▶ _GIVEN INFORMATION_:
____

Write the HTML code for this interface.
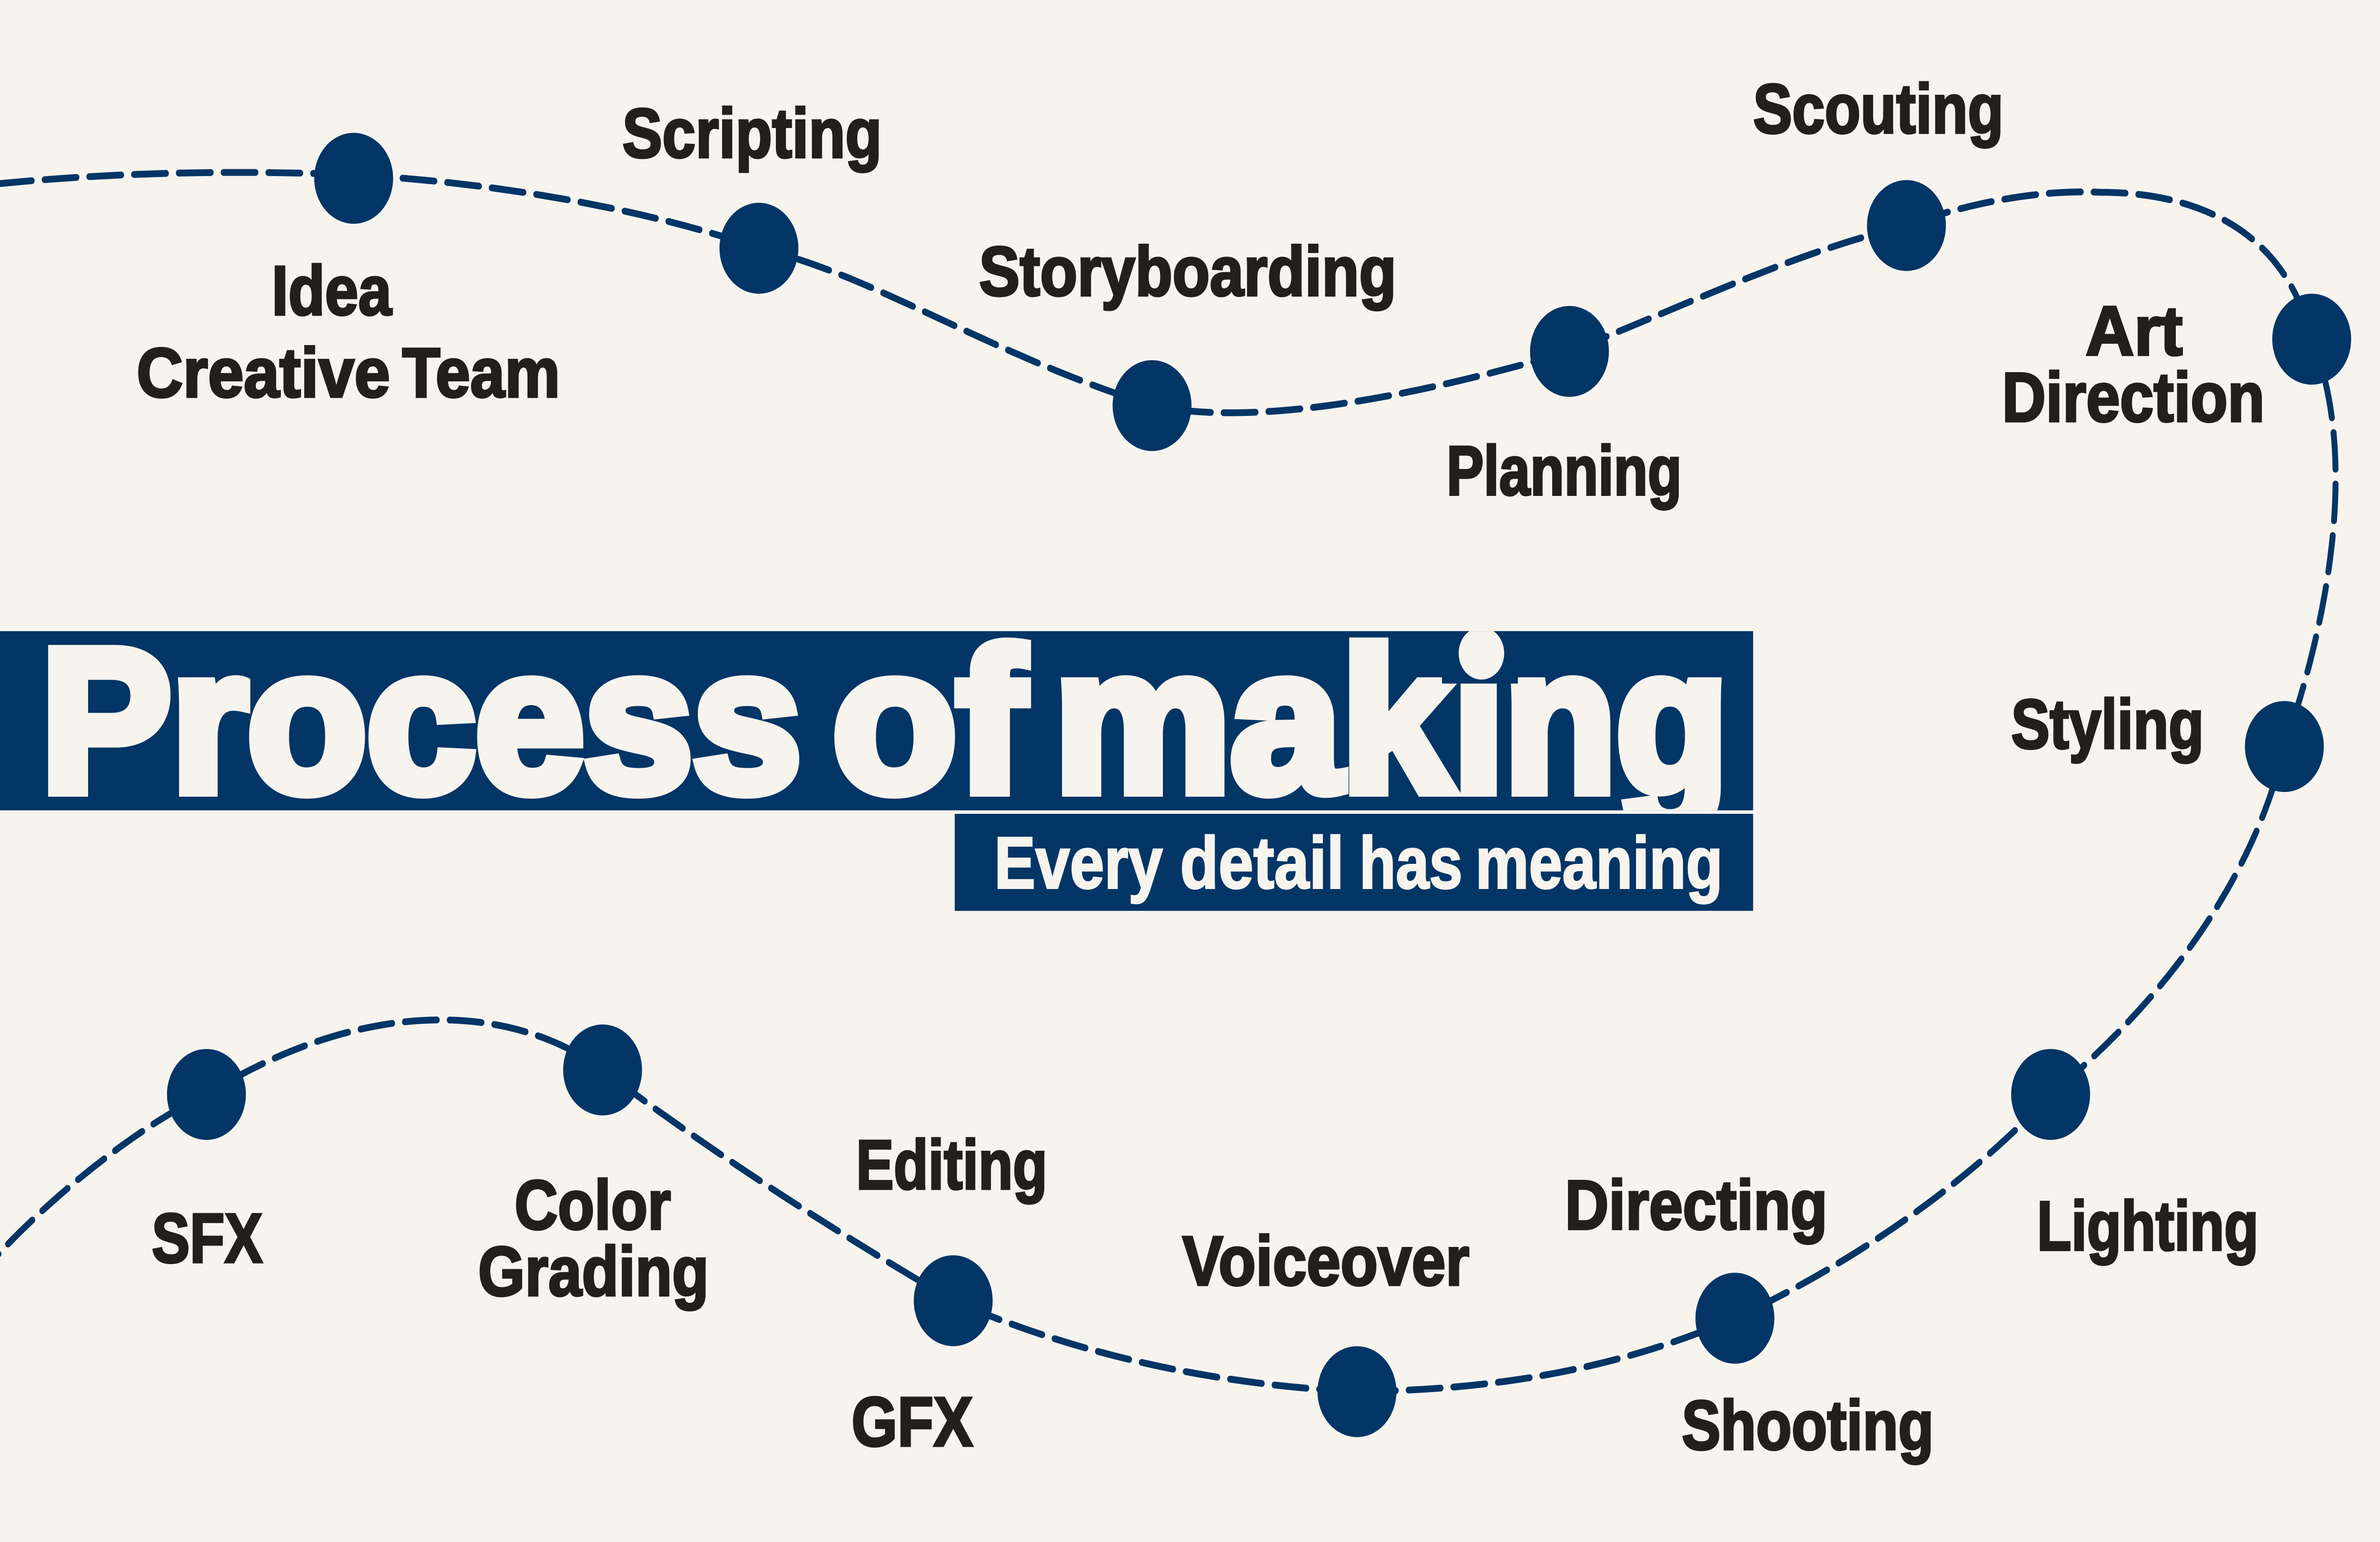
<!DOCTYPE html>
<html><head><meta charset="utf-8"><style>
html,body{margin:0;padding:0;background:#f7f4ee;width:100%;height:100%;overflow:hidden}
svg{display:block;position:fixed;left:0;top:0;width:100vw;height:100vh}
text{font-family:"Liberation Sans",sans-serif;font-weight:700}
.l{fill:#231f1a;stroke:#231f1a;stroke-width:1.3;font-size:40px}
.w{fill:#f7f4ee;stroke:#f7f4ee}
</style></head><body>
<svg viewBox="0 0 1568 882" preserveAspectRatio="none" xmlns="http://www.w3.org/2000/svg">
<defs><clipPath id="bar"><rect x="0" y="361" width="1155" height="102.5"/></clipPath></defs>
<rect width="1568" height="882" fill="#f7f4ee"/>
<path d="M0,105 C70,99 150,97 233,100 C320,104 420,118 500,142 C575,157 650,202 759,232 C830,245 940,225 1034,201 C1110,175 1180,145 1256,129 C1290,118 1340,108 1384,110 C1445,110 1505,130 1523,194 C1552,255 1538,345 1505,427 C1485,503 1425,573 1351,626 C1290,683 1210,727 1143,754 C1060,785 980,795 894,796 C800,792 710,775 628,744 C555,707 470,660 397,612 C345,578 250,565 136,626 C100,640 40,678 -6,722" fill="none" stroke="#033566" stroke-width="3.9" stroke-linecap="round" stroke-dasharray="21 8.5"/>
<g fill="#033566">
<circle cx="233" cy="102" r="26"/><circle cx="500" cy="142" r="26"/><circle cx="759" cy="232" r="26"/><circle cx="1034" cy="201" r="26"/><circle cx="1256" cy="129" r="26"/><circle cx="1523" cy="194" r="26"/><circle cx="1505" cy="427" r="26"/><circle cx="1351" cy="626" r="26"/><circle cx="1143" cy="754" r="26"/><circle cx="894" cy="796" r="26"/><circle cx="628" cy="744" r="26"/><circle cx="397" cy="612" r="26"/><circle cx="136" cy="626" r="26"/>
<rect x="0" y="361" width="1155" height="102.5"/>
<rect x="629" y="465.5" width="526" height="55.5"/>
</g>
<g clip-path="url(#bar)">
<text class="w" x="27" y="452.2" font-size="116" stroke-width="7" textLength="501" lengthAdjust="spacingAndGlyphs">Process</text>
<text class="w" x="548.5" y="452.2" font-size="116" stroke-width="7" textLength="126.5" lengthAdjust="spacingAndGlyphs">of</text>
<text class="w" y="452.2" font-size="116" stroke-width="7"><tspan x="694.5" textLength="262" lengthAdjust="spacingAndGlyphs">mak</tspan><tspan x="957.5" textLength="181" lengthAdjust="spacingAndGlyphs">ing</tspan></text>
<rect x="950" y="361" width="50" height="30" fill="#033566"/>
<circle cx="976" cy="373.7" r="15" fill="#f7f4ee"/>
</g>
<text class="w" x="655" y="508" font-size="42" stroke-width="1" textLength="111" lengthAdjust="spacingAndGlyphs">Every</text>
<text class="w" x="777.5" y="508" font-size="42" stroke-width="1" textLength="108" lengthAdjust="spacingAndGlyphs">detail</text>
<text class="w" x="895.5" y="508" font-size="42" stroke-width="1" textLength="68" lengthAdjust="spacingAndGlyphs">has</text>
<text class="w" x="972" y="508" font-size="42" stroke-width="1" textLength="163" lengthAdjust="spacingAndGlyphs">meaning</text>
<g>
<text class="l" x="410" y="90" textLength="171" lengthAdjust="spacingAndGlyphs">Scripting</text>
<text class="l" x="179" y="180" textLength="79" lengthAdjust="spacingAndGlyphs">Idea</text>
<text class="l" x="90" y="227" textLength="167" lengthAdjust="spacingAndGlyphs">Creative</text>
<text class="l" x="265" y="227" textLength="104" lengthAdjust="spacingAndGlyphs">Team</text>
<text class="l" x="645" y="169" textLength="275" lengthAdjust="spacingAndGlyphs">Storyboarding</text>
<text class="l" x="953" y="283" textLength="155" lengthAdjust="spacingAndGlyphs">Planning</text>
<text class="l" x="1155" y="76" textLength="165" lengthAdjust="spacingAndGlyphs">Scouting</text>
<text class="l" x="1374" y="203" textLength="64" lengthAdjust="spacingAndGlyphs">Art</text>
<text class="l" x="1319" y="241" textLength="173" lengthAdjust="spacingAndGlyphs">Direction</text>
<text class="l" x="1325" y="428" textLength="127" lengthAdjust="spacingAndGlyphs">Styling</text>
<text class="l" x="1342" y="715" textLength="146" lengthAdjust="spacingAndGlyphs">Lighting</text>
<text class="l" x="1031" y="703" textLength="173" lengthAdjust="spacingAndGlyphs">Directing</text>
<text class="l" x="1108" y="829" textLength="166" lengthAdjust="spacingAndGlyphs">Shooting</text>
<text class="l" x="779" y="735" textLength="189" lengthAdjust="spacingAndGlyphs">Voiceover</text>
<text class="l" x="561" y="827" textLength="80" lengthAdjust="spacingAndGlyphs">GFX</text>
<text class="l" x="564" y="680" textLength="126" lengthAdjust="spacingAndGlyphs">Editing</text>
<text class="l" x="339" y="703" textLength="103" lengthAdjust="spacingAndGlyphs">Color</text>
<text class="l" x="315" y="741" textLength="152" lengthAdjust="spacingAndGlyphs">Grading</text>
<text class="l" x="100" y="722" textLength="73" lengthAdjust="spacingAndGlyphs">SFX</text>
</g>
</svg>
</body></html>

____

▶ _YOUR GOAL_: Every line of the data should be copied as it stands, without the images.

▶ _FINAL RESULT_:
Write the HTML code for this interface.
<!DOCTYPE html>
<html><head><meta charset="utf-8"><style>
html,body{margin:0;padding:0;background:#f7f4ee;width:100%;height:100%;overflow:hidden}
svg{display:block;position:fixed;left:0;top:0;width:100vw;height:100vh}
text{font-family:"Liberation Sans",sans-serif;font-weight:700}
.l{fill:#231f1a;stroke:#231f1a;stroke-width:1.3;font-size:40px}
.w{fill:#f7f4ee;stroke:#f7f4ee}
</style></head><body>
<svg viewBox="0 0 1568 882" preserveAspectRatio="none" xmlns="http://www.w3.org/2000/svg">
<defs><clipPath id="bar"><rect x="0" y="361" width="1155" height="102.5"/></clipPath></defs>
<rect width="1568" height="882" fill="#f7f4ee"/>
<path d="M0,105 C70,99 150,97 233,100 C320,104 420,118 500,142 C575,157 650,202 759,232 C830,245 940,225 1034,201 C1110,175 1180,145 1256,129 C1290,118 1340,108 1384,110 C1445,110 1505,130 1523,194 C1552,255 1538,345 1505,427 C1485,503 1425,573 1351,626 C1290,683 1210,727 1143,754 C1060,785 980,795 894,796 C800,792 710,775 628,744 C555,707 470,660 397,612 C345,578 250,565 136,626 C100,640 40,678 -6,722" fill="none" stroke="#033566" stroke-width="3.9" stroke-linecap="round" stroke-dasharray="21 8.5"/>
<g fill="#033566">
<circle cx="233" cy="102" r="26"/><circle cx="500" cy="142" r="26"/><circle cx="759" cy="232" r="26"/><circle cx="1034" cy="201" r="26"/><circle cx="1256" cy="129" r="26"/><circle cx="1523" cy="194" r="26"/><circle cx="1505" cy="427" r="26"/><circle cx="1351" cy="626" r="26"/><circle cx="1143" cy="754" r="26"/><circle cx="894" cy="796" r="26"/><circle cx="628" cy="744" r="26"/><circle cx="397" cy="612" r="26"/><circle cx="136" cy="626" r="26"/>
<rect x="0" y="361" width="1155" height="102.5"/>
<rect x="629" y="465.5" width="526" height="55.5"/>
</g>
<g clip-path="url(#bar)">
<text class="w" x="27" y="452.2" font-size="116" stroke-width="7" textLength="501" lengthAdjust="spacingAndGlyphs">Process</text>
<text class="w" x="548.5" y="452.2" font-size="116" stroke-width="7" textLength="126.5" lengthAdjust="spacingAndGlyphs">of</text>
<text class="w" y="452.2" font-size="116" stroke-width="7"><tspan x="694.5" textLength="262" lengthAdjust="spacingAndGlyphs">mak</tspan><tspan x="957.5" textLength="181" lengthAdjust="spacingAndGlyphs">ing</tspan></text>
<rect x="950" y="361" width="50" height="30" fill="#033566"/>
<circle cx="976" cy="373.7" r="15" fill="#f7f4ee"/>
</g>
<text class="w" x="655" y="508" font-size="42" stroke-width="1" textLength="111" lengthAdjust="spacingAndGlyphs">Every</text>
<text class="w" x="777.5" y="508" font-size="42" stroke-width="1" textLength="108" lengthAdjust="spacingAndGlyphs">detail</text>
<text class="w" x="895.5" y="508" font-size="42" stroke-width="1" textLength="68" lengthAdjust="spacingAndGlyphs">has</text>
<text class="w" x="972" y="508" font-size="42" stroke-width="1" textLength="163" lengthAdjust="spacingAndGlyphs">meaning</text>
<g>
<text class="l" x="410" y="90" textLength="171" lengthAdjust="spacingAndGlyphs">Scripting</text>
<text class="l" x="179" y="180" textLength="79" lengthAdjust="spacingAndGlyphs">Idea</text>
<text class="l" x="90" y="227" textLength="167" lengthAdjust="spacingAndGlyphs">Creative</text>
<text class="l" x="265" y="227" textLength="104" lengthAdjust="spacingAndGlyphs">Team</text>
<text class="l" x="645" y="169" textLength="275" lengthAdjust="spacingAndGlyphs">Storyboarding</text>
<text class="l" x="953" y="283" textLength="155" lengthAdjust="spacingAndGlyphs">Planning</text>
<text class="l" x="1155" y="76" textLength="165" lengthAdjust="spacingAndGlyphs">Scouting</text>
<text class="l" x="1374" y="203" textLength="64" lengthAdjust="spacingAndGlyphs">Art</text>
<text class="l" x="1319" y="241" textLength="173" lengthAdjust="spacingAndGlyphs">Direction</text>
<text class="l" x="1325" y="428" textLength="127" lengthAdjust="spacingAndGlyphs">Styling</text>
<text class="l" x="1342" y="715" textLength="146" lengthAdjust="spacingAndGlyphs">Lighting</text>
<text class="l" x="1031" y="703" textLength="173" lengthAdjust="spacingAndGlyphs">Directing</text>
<text class="l" x="1108" y="829" textLength="166" lengthAdjust="spacingAndGlyphs">Shooting</text>
<text class="l" x="779" y="735" textLength="189" lengthAdjust="spacingAndGlyphs">Voiceover</text>
<text class="l" x="561" y="827" textLength="80" lengthAdjust="spacingAndGlyphs">GFX</text>
<text class="l" x="564" y="680" textLength="126" lengthAdjust="spacingAndGlyphs">Editing</text>
<text class="l" x="339" y="703" textLength="103" lengthAdjust="spacingAndGlyphs">Color</text>
<text class="l" x="315" y="741" textLength="152" lengthAdjust="spacingAndGlyphs">Grading</text>
<text class="l" x="100" y="722" textLength="73" lengthAdjust="spacingAndGlyphs">SFX</text>
</g>
</svg>
</body></html>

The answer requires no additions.